In 2015 alone more than a million refugees, most of them Syrian, arrived in Germany.
And 4.9m or so had moved out of Ukraine by 2023, (but not economically or militarily active males, forbidden to leave), to various host nations.
There have been climate change forced migrations for at least the last ten years from the Sahel, and we’re shortly to add Mediterranean climate areas like Greece, Southern Spain and Southern Italy to that climate belt.
In those Asian river basins subject to increased flooding, we are already seeing major migrations.
However, much of this movement is passing unnoticed because people are moving seasonally, locally and regionally, rather than internationally, and then trying to resettle their former flooded home areas whenever possible.
One of Ravenstein’s laws of migration is that people will first try to move the shortest distance possible, and certainly within cultural boundaries. This is verifiably the case.
If Trump promotes another mass migration, then he has to make that happen.
Where are these people going to go ?
Neighbouring countries like Mexico have every right to refuse to take vast numbers of undocumented migrants.
Who is going to do all the jobs they undertake in the very large American black economy ?
The logistics of moving millions of people is easy as any other election lie, but the Tories spent £500m+ without managing to send anyone to Rwanda.
The practicalities are much more difficult.
People have migrated for millennia due to climate change and other unpredictable events. And there’s often a knock on effect with populations being displaced by incomers and themselves moving and displacing others or assimilating.

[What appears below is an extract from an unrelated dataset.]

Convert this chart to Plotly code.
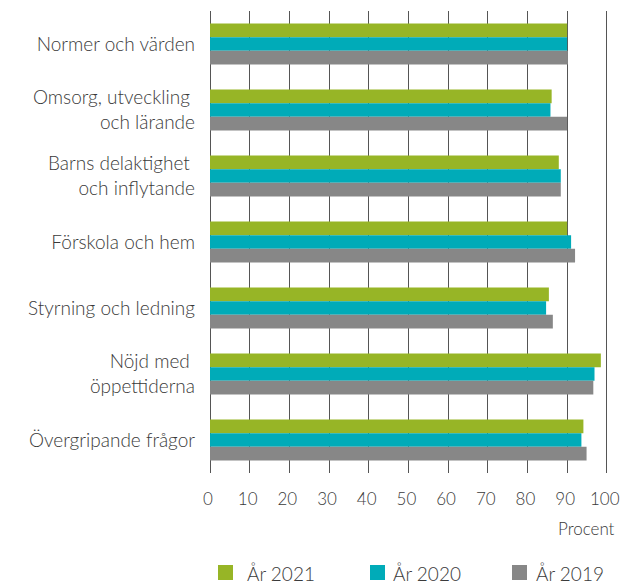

This time it will be on a much greater scale. Unfortunately not a single UK or European politician has addressed this and considered how to cope with the movement of millions, perhaps tens or hundreds of millions and although like most refugees the nearest (relatively) safe haven will be the first destination there will be many coming here, perhaps even from parts of Europe that are too hot.
But the whole issue of climate change mitigation has been kicked into the long grass so no point in thinking about mass movements of people.